Input data =>
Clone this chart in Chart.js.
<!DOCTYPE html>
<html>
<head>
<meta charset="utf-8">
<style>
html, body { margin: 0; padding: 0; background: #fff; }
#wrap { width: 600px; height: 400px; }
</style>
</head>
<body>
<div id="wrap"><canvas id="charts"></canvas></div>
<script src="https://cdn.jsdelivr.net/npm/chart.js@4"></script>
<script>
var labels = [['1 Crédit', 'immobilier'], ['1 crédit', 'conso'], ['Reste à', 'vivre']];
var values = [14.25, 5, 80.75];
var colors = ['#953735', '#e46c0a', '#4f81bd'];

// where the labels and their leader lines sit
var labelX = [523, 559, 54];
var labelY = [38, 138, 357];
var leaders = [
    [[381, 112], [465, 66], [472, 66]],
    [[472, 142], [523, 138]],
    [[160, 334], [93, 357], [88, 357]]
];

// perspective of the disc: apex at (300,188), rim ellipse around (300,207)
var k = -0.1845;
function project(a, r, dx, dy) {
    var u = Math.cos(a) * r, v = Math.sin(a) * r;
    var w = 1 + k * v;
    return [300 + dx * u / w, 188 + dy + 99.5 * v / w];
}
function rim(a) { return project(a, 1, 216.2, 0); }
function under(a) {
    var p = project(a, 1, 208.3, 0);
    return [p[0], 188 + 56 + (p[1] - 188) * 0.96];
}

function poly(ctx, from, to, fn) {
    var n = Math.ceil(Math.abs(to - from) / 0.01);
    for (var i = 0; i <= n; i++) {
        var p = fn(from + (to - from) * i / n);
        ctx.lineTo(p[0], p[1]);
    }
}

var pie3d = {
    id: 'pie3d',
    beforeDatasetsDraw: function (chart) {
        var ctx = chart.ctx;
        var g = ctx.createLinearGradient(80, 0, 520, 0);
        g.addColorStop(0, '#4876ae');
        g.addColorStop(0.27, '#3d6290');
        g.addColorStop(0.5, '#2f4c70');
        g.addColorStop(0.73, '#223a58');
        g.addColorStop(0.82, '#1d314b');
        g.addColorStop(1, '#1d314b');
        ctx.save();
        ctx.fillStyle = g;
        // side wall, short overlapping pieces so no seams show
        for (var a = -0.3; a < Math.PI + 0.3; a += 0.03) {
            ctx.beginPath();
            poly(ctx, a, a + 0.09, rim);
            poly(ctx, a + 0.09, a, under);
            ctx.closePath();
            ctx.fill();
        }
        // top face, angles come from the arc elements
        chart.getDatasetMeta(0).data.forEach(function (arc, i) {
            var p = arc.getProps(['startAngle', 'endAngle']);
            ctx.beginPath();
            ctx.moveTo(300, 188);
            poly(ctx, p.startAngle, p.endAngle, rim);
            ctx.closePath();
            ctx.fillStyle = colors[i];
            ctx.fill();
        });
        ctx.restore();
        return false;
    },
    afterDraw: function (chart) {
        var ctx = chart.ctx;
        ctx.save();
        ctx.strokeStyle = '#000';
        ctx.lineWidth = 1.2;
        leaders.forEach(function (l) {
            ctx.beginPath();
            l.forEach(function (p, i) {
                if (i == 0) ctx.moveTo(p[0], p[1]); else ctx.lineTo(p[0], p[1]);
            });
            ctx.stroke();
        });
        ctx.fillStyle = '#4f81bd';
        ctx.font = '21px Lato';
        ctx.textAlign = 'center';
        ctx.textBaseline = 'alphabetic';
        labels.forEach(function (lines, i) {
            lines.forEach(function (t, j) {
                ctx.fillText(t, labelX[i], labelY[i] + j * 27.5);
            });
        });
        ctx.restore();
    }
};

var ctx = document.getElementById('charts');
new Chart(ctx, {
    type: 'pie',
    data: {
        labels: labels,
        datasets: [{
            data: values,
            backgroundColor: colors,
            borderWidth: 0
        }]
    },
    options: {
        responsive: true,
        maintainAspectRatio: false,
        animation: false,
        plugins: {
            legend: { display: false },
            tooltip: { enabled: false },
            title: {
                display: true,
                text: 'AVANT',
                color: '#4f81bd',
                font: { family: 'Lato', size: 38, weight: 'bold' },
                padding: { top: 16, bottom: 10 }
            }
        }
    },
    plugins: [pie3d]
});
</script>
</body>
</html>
* * *
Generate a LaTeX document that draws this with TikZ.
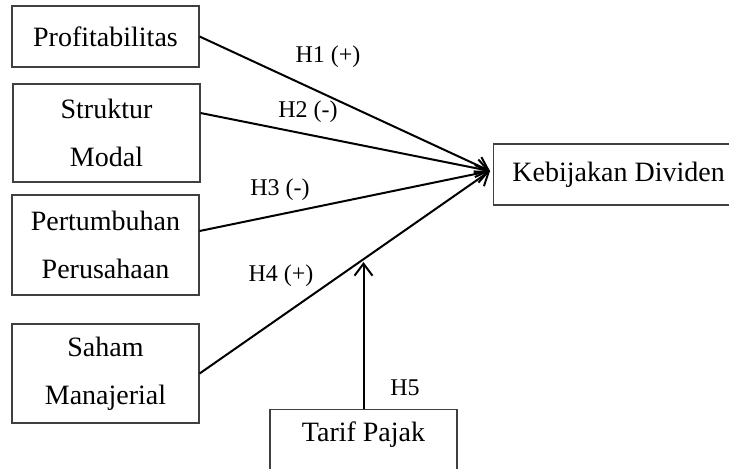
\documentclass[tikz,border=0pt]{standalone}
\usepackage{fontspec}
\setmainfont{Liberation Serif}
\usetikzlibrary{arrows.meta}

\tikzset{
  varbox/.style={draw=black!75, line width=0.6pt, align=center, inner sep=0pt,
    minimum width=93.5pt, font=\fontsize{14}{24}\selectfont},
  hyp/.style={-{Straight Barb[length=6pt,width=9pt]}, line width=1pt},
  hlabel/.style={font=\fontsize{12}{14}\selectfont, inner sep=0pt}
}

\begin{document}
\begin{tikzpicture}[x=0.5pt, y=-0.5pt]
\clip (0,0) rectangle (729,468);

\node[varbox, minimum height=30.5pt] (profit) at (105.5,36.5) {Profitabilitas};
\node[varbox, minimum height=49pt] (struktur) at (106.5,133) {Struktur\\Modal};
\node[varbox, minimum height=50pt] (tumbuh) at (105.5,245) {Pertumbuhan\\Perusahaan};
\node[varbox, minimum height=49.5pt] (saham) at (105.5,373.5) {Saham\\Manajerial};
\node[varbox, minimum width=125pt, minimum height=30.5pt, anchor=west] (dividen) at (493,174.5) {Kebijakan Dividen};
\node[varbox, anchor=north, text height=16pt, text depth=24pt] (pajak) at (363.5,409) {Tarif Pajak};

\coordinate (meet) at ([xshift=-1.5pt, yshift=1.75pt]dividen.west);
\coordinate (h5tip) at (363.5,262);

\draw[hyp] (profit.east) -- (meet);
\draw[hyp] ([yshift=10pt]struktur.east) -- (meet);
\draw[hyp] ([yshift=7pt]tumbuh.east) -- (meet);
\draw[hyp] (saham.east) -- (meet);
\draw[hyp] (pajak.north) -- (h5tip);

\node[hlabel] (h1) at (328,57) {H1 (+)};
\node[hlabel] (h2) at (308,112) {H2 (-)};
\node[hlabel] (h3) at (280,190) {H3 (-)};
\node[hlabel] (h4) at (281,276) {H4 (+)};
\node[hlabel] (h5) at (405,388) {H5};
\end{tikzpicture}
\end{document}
==
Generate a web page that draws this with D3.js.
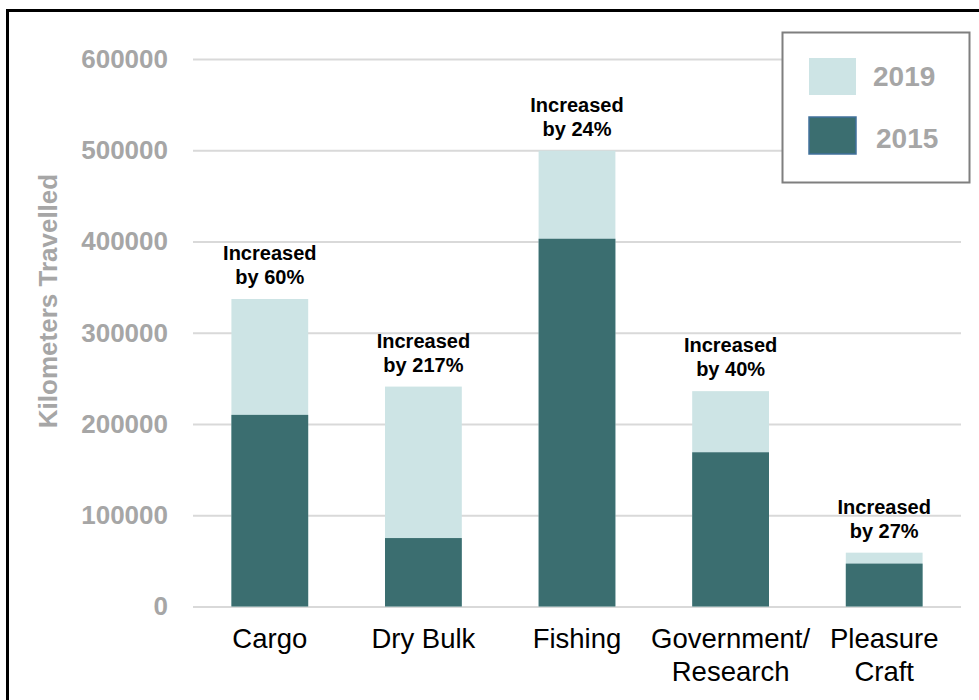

Brief =>
Pictures should be left out. Retype only the run of lines from the line containing "Generate a LaTeX" to the line containing "(0,0) rectangle (729,468);", inclusive.

Worked solution =>
Generate a LaTeX document that draws this with TikZ.
\documentclass[tikz,border=0pt]{standalone}
\usepackage{fontspec}
\setmainfont{Liberation Serif}
\usetikzlibrary{arrows.meta}

\tikzset{
  varbox/.style={draw=black!75, line width=0.6pt, align=center, inner sep=0pt,
    minimum width=93.5pt, font=\fontsize{14}{24}\selectfont},
  hyp/.style={-{Straight Barb[length=6pt,width=9pt]}, line width=1pt},
  hlabel/.style={font=\fontsize{12}{14}\selectfont, inner sep=0pt}
}

\begin{document}
\begin{tikzpicture}[x=0.5pt, y=-0.5pt]
\clip (0,0) rectangle (729,468);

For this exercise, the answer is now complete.